Has Anybody Here Seen My Old Friend B-flat?
Ritual time.
When Melvin Fletcher came round on Monday to tune our piano.
Mel’s a tall, quiet man from an old New England family who stands in front of the instrument, staring into space and tuning entirely by ear. “You’re my only customer who has an Érard,” he said after a while. It’s a French piano, a massively heavy upright from 1926 with a rosewood veneer and ornate inlaid brass logotype. When we moved it from house to house years ago, it took four burly workers to pick it up, and they grunted in surprise at its avoirdupois.
Mel showed me the changes he was making. Each key and hammer mechanism comes complete with multiple screws and pins that can be adjusted to reset the distance of the resting hammer from the wire, the distance to the hammers on either side, the distance the hammer falls back after striking the wire, and more.
The distance the keys travel downward when struck can be adjusted, too, by adding or removing washer-shaped pieces of punched-out paper on a post under each key. Mel removed a handful of these and showed them to me: They were ordinary, old scrap paper from the late 19th and early 20th century, many covered with tiny Victorian handwriting in faded ink, as from an accountant’s ledger.
Mel knows remarkable “lost” things about pianos and their lore, and has tuned and repaired historic instruments from around the world. But he said he didn’t know much about Érards. I printed out for him the Wikipedia’s entry on the company’s founder, Sébastien Érard (born 1752). Sébastien was an instrument maker who worked for Louis XVI and Marie Antoinette, among others. His innovations led to the modern grand piano and chromatic harp, and his pianos were admired (and owned) by Beethoven, Haydn, Mendelssohn, Chopin and Verdi. Liszt, the world’s first “superstar” mega-concert pianist, toured with an Érard.
Mel expressed polite puzzlement about the Wikipedia, wondering how an “encyclopedia” could be reliable when it was written by anyone who felt like it. I tried to explain that a given topic—say aluminum bauxite—naturally attracts people who are interested in and informed about such a thing and who successively improve each other’s work, with the result that the quality of many entries creeps upward. But Mel was silent.

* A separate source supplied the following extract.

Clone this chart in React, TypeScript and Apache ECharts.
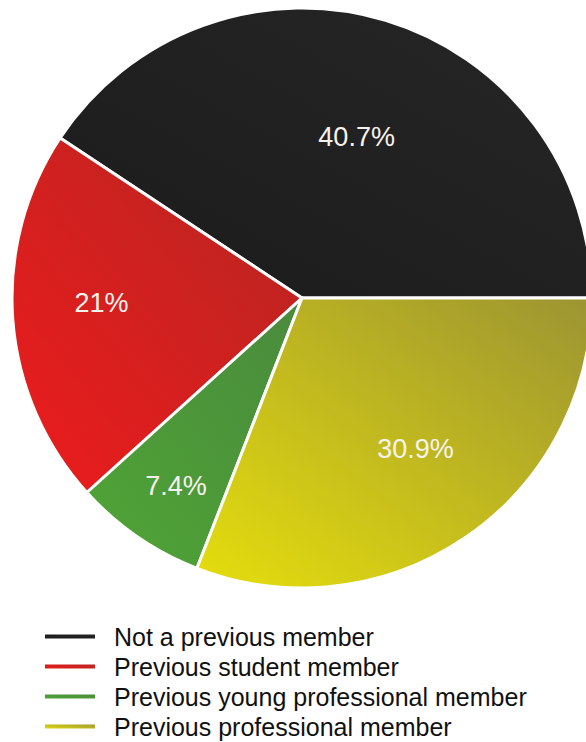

“Now Mel,” I said, “wasn’t it you who first told me most of these things about Érards, on earlier visits? Or is your gray matter slipping?”
“It is,” he said. “But gracefully.”
Mel told me he used to believe his great-grandfather Elijah Fletcher was a railroad engineer, i.e., a man who ran locomotives. But then he discovered that Elijah was actually an engineer who designed and built covered bridges for railroad lines (and roads) in northern New England. Mel recently found two, and possibly four, such bridges still standing in New Hampshire.
He also found the original Fletcher homestead, a farm from the mid-18th century, with two well-preserved tombstones in the yard, for a Fletcher father and son with the same first name, each of whom had married women with the same first name.
When he was done, Mel asked shyly for an extra $5 to help defray the cost of gasoline. (He lives inland.) I remarked on the size of his Buick, and he explained that GM is the only maker whose cars are big enough to hold a grand-piano mechanism on the back seat, a convenience in his line of work.
Ritual concluded.
Then, alone in the house, I opened an old fake-book of mine, leafed through the first couple of pages, and played “Abraham, Martin and John.”
Mary Katherine Brennan:
But what are the paper disks with writing all about?
8 June 2007, 8:11 pmrss:
Silly girl. Did you read the post? — Me
8 June 2007, 9:10 pmCathy:
Silly boy. Silly girl. Those paper disks are, to me, clearly fodder for some bookmaking project or other!
It’s all the rage (lamentable in many cases) for book artists to make books from found objects, and old, used paper is much prized for such undertakings. But this practice is also a venerable one. Ever since paper came into use in the West for bookmaking, binders have recycled used paper, most often to strengthen the spines of textblocks before attaching covers. Conservators in libraries are often privileged to discover old newsprint, missives, book pages, even medieval manuscripts(!) as they disbind and repair damaged books, and they even “harvest” their most interesting findings.
Back to pianos. I’ve always been awed by the mix of magic and craft that’s performed when the piano tuner comes to the house. If you haven’t read it, consider The Piano Shop on the Left Bank; Thad Carhart does a wonderful job describing his encounters with Desforges Pianos, his slow-growing friendship with its proprietor and the pianos (including Erards) that have passed through the workshop.